For those interested in the British SWP’s latest thinking on “Where the
radical left is going“, I would refer you to Alex Callinicos’s article
in the latest “International Socialism”. This 8600 word treatise can
best be described as a restatement of this tendency’s peculiar
understanding of the “united front” as applied to electoral politics
that I have taken up before. Leaving aside Callinicos’s by now familiar
defense of his party’s approach to such matters, there is some
interesting reportage on the problems of the European radical left-most
particularly the sad story of the Partito della Rifondazione Comunista
(PRC) in Italy:
In the past couple of years the fortunes of the radical left have
diverged sharply. The most important case on the negative side was
provided by the PRC itself. The party of Genoa and Florence moved from
2004 onwards sharply to the right, denouncing the resistance to the
Anglo-American occupation of Iraq as fascist and joining the centre-left
coalition government of Romano Prodi that held office briefly in 2006-8.

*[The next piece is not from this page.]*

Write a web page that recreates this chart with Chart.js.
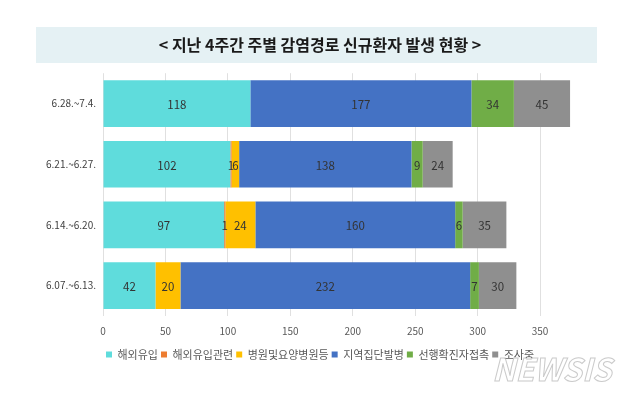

PRC deputies and senators voted for Prodi’s neoliberal economic
programme, and for the participation of Italian troops in the occupation
of Afghanistan and in the United Nations “peacekeeping” mission to
Lebanon. In April 2007 the PRC leadership expelled a far-left senator,
Franco Turigliatto, for voting against government foreign policy.
Despite the PRC’s participation in a new “Rainbow” formation with other
elements on the left of the governing coalition, it was punished in the
general elections of April 2008 for its association with a disastrous
government. Amid a crushing victory for the right under Silvio
Berlusconi, the Rainbow won only 3.1 percent of the vote, compared to
5.8 percent for the PRC alone two years earlier, and lost all its
parliamentary seats. Bertinotti, unceremoniously deprived of the
presidency of the Chamber of Deputies to which he had been elevated
under Prodi, announced his retirement from politics.
Callinicos has a rather schematic understand of political parties that
borders on a kind of political tripartite version of Dante.
Corresponding to Inferno are the bourgeois parties, including New Labour.
The lowest circle of hell is reserved for the likes of the Republican
Party in the U.S., while on the higher circles might be a social
democratic party that was on some kind of leftist binge, like British
Labour right after WWII.
Moving ahead to purgatory, you have these in-between formations like
Refundazione, the Scottish Labour Party, Respect in Great Britain (until
the SWP jumped ship), the Socialist Alliance in Australia, et al. These
purgatories have devils who have escaped from hell like George Galloway
and angels like Lindsay German. The approach of the SWP is to develop a
united front between the devils (or reformists, to use Marxist jargon)
and the angels (revolutionary socialists). Those who are neither angels
nor devils are invited-one supposes-to observe the mayhem from the
peanut galleries.
But for those who have been saved by our Lord God Karl Marx, there is
the heaven of Revolutionary Socialism, which includes both the British
SWP and other groups that they generously put on their own level, such
as the French Trotskyist LCR who have embarked on a project to build a
new purgatory type party. To make sure that the party does not slide
back into hell, the French Trotskyists have insisted that the party be
against capitalism and not just neoliberalism. Apparently making this
distinction is essential to saving your soul.